I just want to get this
one down quickly before I forget it. Dudu's new group was supposed
to play at a little bloco parade in Botafogo last Thursday (the evening of Carnaval, which officially started Friday), but - very long backstory
here that I am skipping - we ended up having to throw a tiny bateria (drum
group) together at the last second. Anyway, the result was that on Thursday
night, Olivia and a friend of hers and I are all piled into a car looking for this unknown little parade in Botafogo and we can't find a parking spot. Olivia's in the back seat on the phone with Dudu and she
starts laughing to us "There's only going to be 6 people." So... a bateria
for a parade is normally at least 30-40 people - for the big samba escolas it's
over 400 drummers - and we're going to be just 6 people total? With more than 6
instruments parts to cover? With a repertore that none of us knows? And I
haven't been playing any of this stuff in years.... Olivia jokes, "I think
we're going to be the entire surdo section". (Bass drum.) We break up
laughing over this because the surdo section is actually pretty damn critical, there are 3 separate parts to play, it's
almost always big tough guys and here we are just 3 girls (and me a gringa). And
you really need to have players who know the repertoire solid to cover the 3
different surdo parts. Olivia says to her friend, who is driving, "You're
going to have to be second surdo". The look of sheer panic that flashes
over the friend's face sends both Olivia and me into hysterics. The friend comes out suddenly with "Did I ever tell
about the time I ended up in this bloco full of these experienced escola guys
and somehow they put me on first surdo and I was the only first surdo and I'd
never played first surdo in my life and they nearly killed me?" She
launches into the story, we're getting into more hysterics, we still can't find a parking
spot, we're circling around and around. Olivia gets another call from Dudu. She
reports, "He says they really need us! He's not joking! We have to get
there NOW!" More dithering about parking. The friend is thinking now about
what she will actually play - maybe snare drum? perhaps shaker? Olivia yells
from the back seat, "GALERA!" (one of my favorite Portuguese words -
literally "gallery", it means something like, "Hey gang!"). She yells, "GALERA! WE ALL HAVE TO PLAY SURDO!" - and something about the mock-desperation in her voice gets us all laughing again.

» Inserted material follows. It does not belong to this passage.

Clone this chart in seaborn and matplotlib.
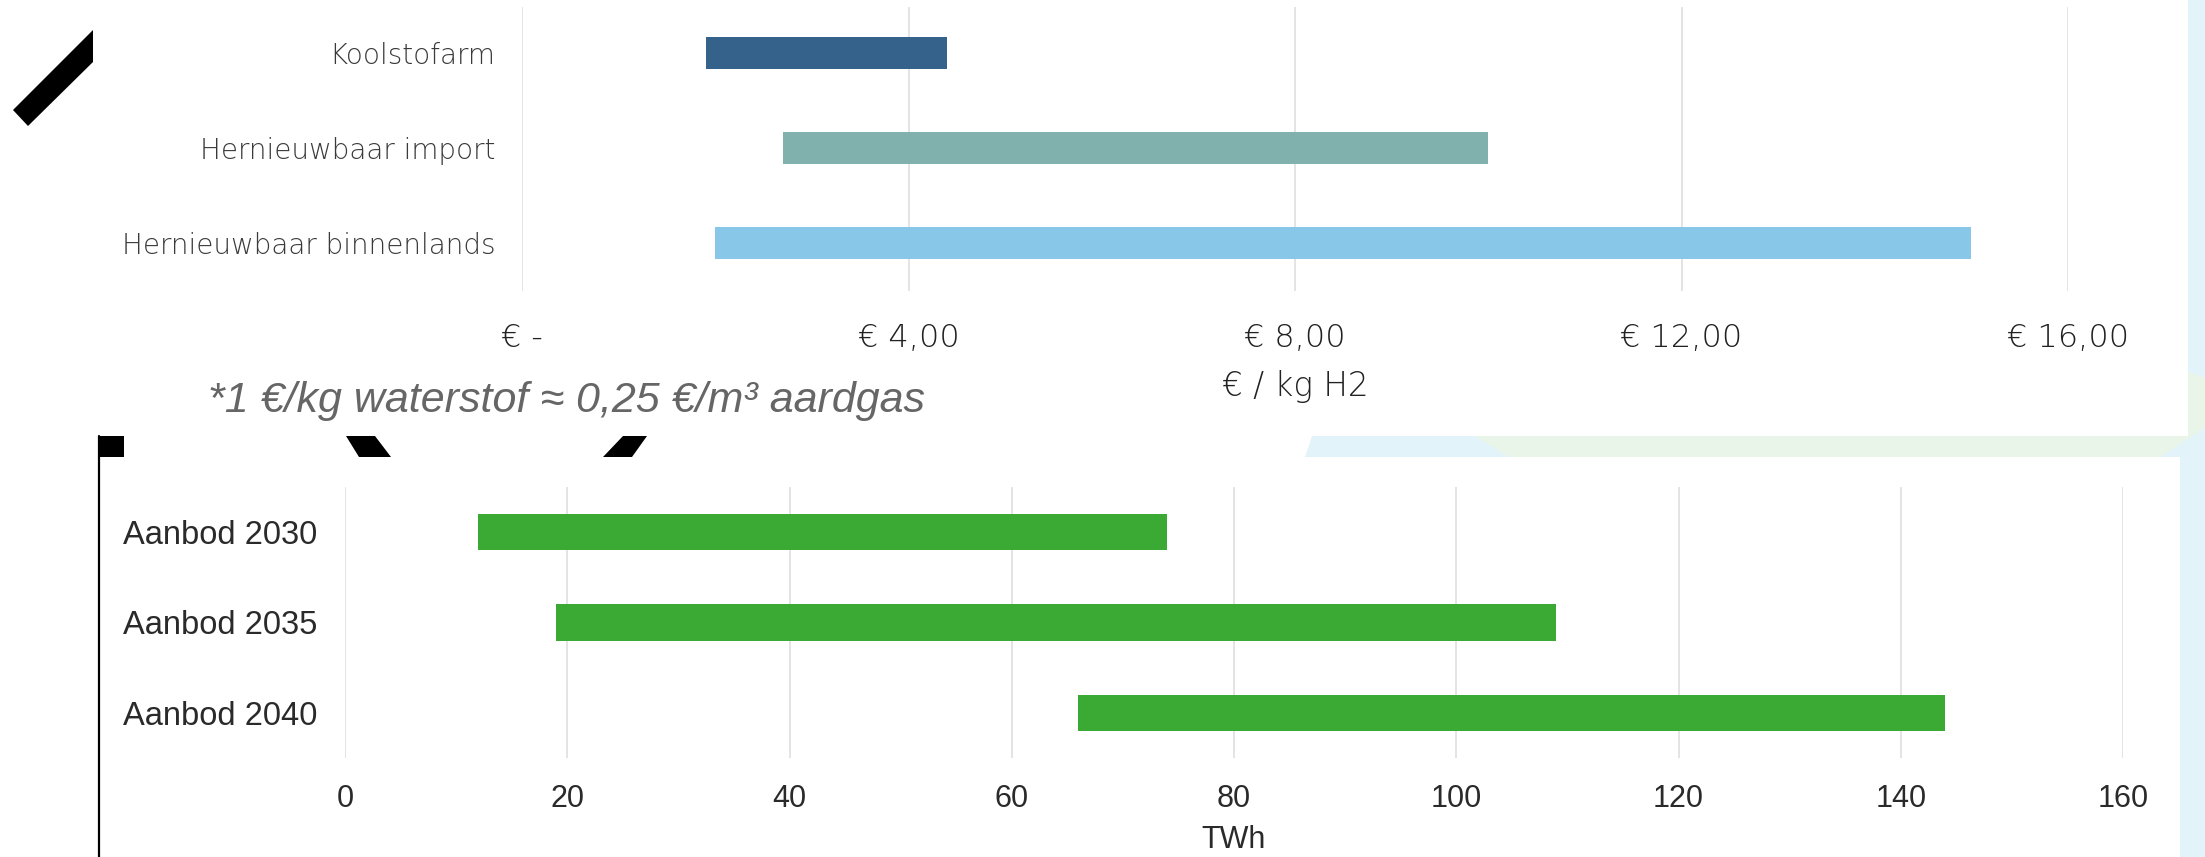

We manage to find a tiny dead-end street, clearly resident
parking only, patrolled by a parking guard of some kind who looks at us
suspiciously. Olivia's friend puts down her window and pleads to the guy, still
nearly choking with laughter, "For the love of god can you find us
somewhere to park? We're supposed to be in that bloco on the next street over
and it's starting right now!" Olivia yells from the back seat, "WE'RE
THE ENTIRE SURDO SECTION!" and we all bust out laughing again, including
the parking guy. He actually manages to find us a spot and makes us move the
car a few times till it's wedged up onto the sidewalk.
Anyway, we get there, and WE ARE IN FACT THE ENTIRE SURDO
SECTION just as Olivia predicted. This is getting too surreal for words now and I can't believe that we are, in fact, the entire surdo section, and am further horrified when Dudu makes me.... the only first-surdo player. (It occurs to me right about now that he doesn't know I haven't played surdo in five years). It also turns out we are playing for a modern-dance group that starts off with a choreography to "Age of Aquarius". There's a singer standing up on top of a
tiny pickup truck festooned with flags, and she starts belting out out "When the
MOOOOOOOOON is in the seventh HOOOOOOUUUUSE" (in a Brazilian accent) and
we're trying to drum along with the recording, and the modern dance group is leaping around and a huge number of drunk
people with funny hats on their heads have appear out of nowhere and are
starting to follow us, along with a dozen or so beer vendors, and somewhere in there I realize that this parade is
going to end up on my "Weird Gigs" lifetime list.
Later, the dance
group do a piece about "filth" that for downright mystifying reasons
seems to require the dancers wearing trash bags on their head and rolling
around on the ground. I wish I were joking; I am not; they put trash bags on their heads and
rolled around on the ground; I have proof, I took a video; and it goes on for over three minutes. It was about at this point that the gig shot to #1 on the Weird Gigs List.
But then a miracle happens. Dudu drafted some of his
excellent musician friends to play along with us (i.e., actual melody
instruments), and as soon as the dance group turns us loose to play on our own
(rather than trying to play along to an only-half-audible recording of "Age of Aquarius"), a huge crowd accumulates around
us and everybody is dancing and suddenly it becomes one of the most
unexpectedly fun parades I've ever done. Dudu has me playing a sort of doubled
part at first - both first and second surdo on one drum - then switches me to
first, then switches me to second, I guess because he doesn't want me to get too comfortable or anything (or possibly I was screwing up too much). Olivia and
her friend are both on third beside me and thank god they actually know a lot
of Dudu's surdo repertoire, but I'm of course completely clueless about
everything and Dudu's having to mime parts in the air at me. I'm doing pretty
well though (I think?), except for a slight rush that keeps creeping into my
hands out of nervousness, but not too bad really, for my first time on first or
second surdo in five damn years! - and alone on the parts in a Carnaval parade with some
of Rio's best musicians at my side with a bunch of dancers rolling around on
the ground with trash bags on their heads. Not too bad at all. Now, you gotta understand, I've played with Monobloco, I've played with Banga, I've played with Rio Maracatu, I've played with a lot of great groups; but this weird little Botafogo gig ends up being my favorite bloco experience of the entire 2014 Carnaval.